Esta realidad es evitable sólo si algo de ese mensaje puede ser descifrado y trabajado a través de la palabra. A través de un acompañamiento sostenido y direccionado, la persona puede logra correrse del patrón suicida y retorna a circular por la cadena significante. Dicho de otro modo: si alguien escucha y entiende el sufrimiento del sujeto y lo acompaña en ese proceso, que a veces puede ser largo y esforzado, éste podrá volver nuevamente a alojarse en los afectos, el amor y el deseo propio y el de los demás. Con la desconfianza, la soledad y el silencio muy difícilmente podrá retornar.
Se vuelve cada vez más necesario tener una mirada más compleja acerca de problemáticas como éstas. Para poder prevenir satisfactoriamente el suicidio en los jóvenes de los sectores desposeídos hay que ver el asunto no sólo como la conjunción de aspectos sociales y culturales, sino también como las circunstancias de las idiosincrasias barriales y contingencias subjetivas. Los suicidios de jóvenes no son estadísticas, son el producto del sufrimiento real de seres humanos reales, que habitan en barrios específicos y viven circunstancias sociales determinadas.
Es justo decir que en Tucumán hay grupos que han intentado abordajes de este tipo con un promisorio éxito. Pero aún queda mucho por hacer. Éste será una de los desafíos futuros de la política social de la provincia y el país. Los numerosos casos de suicidio de jóvenes en los barrios pobres es una realidad cada vez más evidente: necesita seguir siendo pensada.

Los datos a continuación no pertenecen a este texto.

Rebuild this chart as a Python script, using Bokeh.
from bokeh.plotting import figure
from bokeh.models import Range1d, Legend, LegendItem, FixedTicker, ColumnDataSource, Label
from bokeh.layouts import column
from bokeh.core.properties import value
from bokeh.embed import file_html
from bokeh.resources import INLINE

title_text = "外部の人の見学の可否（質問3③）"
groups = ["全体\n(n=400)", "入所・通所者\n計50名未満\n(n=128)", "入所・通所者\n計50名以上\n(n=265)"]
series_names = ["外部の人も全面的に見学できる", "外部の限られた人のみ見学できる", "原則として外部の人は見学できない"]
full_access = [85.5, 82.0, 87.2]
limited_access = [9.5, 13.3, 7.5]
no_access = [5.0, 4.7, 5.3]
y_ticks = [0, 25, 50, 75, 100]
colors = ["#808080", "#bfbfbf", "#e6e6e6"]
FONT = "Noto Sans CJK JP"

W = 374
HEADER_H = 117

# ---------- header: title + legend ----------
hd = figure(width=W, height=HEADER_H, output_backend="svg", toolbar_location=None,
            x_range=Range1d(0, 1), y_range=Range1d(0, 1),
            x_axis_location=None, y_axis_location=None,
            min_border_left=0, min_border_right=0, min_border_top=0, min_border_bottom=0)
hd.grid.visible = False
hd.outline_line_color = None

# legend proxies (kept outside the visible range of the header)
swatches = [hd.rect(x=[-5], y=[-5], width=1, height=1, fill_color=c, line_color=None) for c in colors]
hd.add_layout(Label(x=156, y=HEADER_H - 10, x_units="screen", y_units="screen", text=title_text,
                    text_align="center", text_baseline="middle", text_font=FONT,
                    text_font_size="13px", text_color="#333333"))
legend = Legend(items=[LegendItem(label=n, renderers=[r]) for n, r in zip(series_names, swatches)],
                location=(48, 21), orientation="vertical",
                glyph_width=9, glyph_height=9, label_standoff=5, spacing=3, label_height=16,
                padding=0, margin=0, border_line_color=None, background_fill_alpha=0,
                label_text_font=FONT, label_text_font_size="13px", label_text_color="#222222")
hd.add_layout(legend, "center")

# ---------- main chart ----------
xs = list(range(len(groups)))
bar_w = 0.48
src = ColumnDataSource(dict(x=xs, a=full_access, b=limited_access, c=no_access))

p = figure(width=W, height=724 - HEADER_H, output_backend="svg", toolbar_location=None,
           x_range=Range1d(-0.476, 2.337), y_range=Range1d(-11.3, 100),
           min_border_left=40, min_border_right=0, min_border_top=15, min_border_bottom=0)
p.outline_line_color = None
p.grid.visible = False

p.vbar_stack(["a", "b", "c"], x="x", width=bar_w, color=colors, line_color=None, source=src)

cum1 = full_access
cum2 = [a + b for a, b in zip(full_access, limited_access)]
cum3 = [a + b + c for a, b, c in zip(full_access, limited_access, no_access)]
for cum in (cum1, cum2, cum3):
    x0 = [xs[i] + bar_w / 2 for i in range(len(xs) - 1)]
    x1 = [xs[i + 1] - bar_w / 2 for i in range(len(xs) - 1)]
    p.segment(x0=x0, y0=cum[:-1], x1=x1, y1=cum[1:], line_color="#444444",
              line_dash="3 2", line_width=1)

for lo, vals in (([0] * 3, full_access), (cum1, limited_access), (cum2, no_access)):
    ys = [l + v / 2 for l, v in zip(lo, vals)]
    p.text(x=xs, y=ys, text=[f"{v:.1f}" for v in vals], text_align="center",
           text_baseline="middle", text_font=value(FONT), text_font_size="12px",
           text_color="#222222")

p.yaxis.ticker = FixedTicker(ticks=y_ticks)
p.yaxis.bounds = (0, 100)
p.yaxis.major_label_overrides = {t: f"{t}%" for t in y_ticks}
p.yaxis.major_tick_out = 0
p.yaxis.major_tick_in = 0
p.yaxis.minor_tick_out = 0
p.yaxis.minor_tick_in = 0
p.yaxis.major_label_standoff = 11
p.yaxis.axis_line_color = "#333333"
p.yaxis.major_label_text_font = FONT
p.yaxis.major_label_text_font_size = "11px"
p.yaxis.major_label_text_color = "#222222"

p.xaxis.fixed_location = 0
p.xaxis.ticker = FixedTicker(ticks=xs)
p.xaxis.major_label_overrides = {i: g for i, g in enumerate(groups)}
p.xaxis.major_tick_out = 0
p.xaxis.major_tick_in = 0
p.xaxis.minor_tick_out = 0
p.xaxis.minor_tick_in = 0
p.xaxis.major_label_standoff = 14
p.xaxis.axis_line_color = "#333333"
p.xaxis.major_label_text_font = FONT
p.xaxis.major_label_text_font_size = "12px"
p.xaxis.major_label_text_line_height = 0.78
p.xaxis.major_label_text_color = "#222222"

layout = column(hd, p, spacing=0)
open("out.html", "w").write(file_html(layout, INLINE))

La pobreza y la marginalidad se han cobrado una nueva víctima: su nombre era Horacio y vivía en el Sifón. Sea responsabilidad de quien sea, lo cierto es que otro joven murió por el sufrimiento psíquico que le causaron sus circunstancias sociales, culturales y subjetivas. Horacio nos dejó un mensaje a descifrar. Su familia, sus amigos, el barrio entero e incluso los que llegamos a conocerlo un poco -pero a quererlo bastante- lo vamos a extrañar.